As far as I can judge, a bottom-up approach to photonic metamaterials is proving to be quite a challenge. Gaining synthetic access to building blocks with complex shapes like split-rings and spirals having sub-100 nm dimensions and self-assembling them into periodic arrays with predefined geometries is not easy. It is at the cutting edge of nanochemistry! In this context, a couple of bottom-up inroads to large-area split-ring arrays could make use of multi-tip dip pen nanolithography coupled with metal electrodeposition or template directed self-assembly using nanodroplet wettability arrays and metal nanocrystals.

With respect to possible applications one can seek to exploit the unique properties of photonic metamaterials, namely that conduction electric and magnetic resonances both become observable at optical wavelengths. This in principle provides an extra degree of analytical freedom beyond that offered by plasmon resonance spectroscopy for monitoring local changes in the environment of split-rings caused by chemical, biochemical, thermal, photochemical and electrochemical stimuli.
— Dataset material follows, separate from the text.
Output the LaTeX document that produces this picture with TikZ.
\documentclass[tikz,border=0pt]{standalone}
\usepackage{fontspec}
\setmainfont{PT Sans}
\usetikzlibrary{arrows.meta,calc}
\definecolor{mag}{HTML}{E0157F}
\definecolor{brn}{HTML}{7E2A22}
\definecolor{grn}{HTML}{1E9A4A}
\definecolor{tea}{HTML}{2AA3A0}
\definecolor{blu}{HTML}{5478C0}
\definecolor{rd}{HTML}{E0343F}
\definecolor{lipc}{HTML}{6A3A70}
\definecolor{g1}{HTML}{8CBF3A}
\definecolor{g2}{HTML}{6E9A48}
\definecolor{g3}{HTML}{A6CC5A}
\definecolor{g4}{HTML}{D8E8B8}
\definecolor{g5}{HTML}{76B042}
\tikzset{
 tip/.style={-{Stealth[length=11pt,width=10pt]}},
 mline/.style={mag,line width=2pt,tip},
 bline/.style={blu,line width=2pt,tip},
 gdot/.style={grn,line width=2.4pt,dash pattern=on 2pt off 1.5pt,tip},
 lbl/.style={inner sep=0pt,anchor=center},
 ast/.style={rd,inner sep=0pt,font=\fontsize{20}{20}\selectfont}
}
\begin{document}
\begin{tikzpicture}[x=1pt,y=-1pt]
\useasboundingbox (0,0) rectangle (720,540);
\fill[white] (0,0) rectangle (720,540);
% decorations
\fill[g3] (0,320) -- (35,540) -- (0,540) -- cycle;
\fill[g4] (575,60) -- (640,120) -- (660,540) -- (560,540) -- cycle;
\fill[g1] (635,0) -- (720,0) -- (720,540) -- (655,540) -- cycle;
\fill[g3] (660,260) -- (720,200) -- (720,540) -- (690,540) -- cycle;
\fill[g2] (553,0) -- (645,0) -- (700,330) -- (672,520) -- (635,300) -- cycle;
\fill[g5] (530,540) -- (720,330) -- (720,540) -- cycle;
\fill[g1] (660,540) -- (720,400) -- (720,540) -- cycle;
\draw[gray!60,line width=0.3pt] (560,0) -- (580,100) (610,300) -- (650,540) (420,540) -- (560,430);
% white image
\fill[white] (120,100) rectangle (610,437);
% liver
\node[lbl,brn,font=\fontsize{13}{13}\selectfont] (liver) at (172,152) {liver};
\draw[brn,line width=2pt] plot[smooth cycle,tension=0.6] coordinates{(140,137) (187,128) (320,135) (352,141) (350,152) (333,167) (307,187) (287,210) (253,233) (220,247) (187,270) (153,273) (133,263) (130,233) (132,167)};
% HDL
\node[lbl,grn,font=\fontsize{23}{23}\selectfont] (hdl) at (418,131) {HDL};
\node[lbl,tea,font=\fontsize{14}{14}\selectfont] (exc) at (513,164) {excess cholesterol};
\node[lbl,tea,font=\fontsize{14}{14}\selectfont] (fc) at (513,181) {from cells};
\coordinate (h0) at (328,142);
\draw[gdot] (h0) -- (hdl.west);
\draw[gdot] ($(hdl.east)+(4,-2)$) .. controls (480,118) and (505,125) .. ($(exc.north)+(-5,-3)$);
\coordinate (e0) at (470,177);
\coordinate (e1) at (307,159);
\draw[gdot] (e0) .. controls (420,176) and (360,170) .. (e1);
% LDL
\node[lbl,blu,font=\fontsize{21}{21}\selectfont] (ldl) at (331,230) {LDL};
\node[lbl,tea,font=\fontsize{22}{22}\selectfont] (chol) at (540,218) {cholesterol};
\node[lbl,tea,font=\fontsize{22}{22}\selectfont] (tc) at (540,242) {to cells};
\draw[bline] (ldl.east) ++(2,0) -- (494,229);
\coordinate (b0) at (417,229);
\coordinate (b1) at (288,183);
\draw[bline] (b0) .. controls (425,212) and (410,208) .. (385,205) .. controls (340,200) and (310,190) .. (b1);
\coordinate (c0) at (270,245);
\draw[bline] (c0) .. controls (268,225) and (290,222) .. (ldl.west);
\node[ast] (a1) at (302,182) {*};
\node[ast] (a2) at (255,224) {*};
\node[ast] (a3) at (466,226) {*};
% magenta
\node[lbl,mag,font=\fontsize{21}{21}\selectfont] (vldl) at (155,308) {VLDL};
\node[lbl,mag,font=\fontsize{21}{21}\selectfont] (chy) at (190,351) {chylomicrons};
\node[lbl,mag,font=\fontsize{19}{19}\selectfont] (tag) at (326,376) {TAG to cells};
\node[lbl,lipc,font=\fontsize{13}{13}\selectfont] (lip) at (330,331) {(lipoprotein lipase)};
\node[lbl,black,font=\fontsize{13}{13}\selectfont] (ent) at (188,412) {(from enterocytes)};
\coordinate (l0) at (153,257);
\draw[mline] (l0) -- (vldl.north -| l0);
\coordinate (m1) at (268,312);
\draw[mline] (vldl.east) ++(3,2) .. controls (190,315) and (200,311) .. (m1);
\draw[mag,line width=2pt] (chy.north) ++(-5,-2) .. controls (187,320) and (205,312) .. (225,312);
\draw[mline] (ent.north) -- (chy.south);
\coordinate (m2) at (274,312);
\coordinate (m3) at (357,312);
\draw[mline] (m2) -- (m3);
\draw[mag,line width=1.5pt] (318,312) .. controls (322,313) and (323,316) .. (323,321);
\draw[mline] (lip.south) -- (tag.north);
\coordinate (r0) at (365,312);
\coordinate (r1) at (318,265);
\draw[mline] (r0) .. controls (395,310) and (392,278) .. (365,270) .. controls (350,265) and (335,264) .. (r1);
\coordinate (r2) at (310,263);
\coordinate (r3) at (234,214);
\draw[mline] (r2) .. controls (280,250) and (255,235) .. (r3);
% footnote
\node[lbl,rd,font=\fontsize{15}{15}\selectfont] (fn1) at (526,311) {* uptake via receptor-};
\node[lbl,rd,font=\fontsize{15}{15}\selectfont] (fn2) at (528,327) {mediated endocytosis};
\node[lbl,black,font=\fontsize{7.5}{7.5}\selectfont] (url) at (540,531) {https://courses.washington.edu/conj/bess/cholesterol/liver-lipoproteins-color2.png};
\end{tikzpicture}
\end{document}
In this context one can imagine dynamic tuning of the photonic properties of gold metamaterials by selective chemical etching or galvanostatic reconstruction of the split-ring units in an array to change the optical resonant frequencies. One can also envision gold metamaterial arrays coated with self-assembled monolayers based upon alkanethiolates with terminal groups designed to recognize DNA, proteins and peptides, viruses, bacteria and cells through changes in the electric and magnetic optical resonances of the metamaterials that might outperform straight plasmonic probes. Gain materials like dyes, polymers and quantum dots chemically tethered to metamaterials could help ameliorate optical absorption losses that plague metals like gold. Another interesting study would be to gradually bend a gold nanorod into a split-ring configuration to see when the diagnostic transverse and longitudinal plasmon resonances of the nanorod transform into the electrical and magnetic resonances of the metamaterial. And as it is well documented that gold nanorods can be functionalized on their ends and sides with different kinds of self-assembled monolayers, one can imagine the same being accomplished with the gold split-ring and this attribute used to selectively tune the electric and magnetic resonances through end- and side-selective chemical recognition or by altering the capacitance across the ends of the ring.

Also what materials besides gold are useful for other photonic metamaterials objectives? Can one for instance build solid-state properties like piezoelectricity, ferromagnetism or photoconductivity into photonic metamaterials to create a whole new world of multifunctional photonic metamaterials? It is interesting to ask, of the many perceived applications of metamaterials which one could make it first as a real product to the marketplace? How about the perfectly absorbing optical black hole solar cell?

If some of these ideas could be reduced to practice it seems to me that nanochemistry has a lot to offer photonic metamaterials.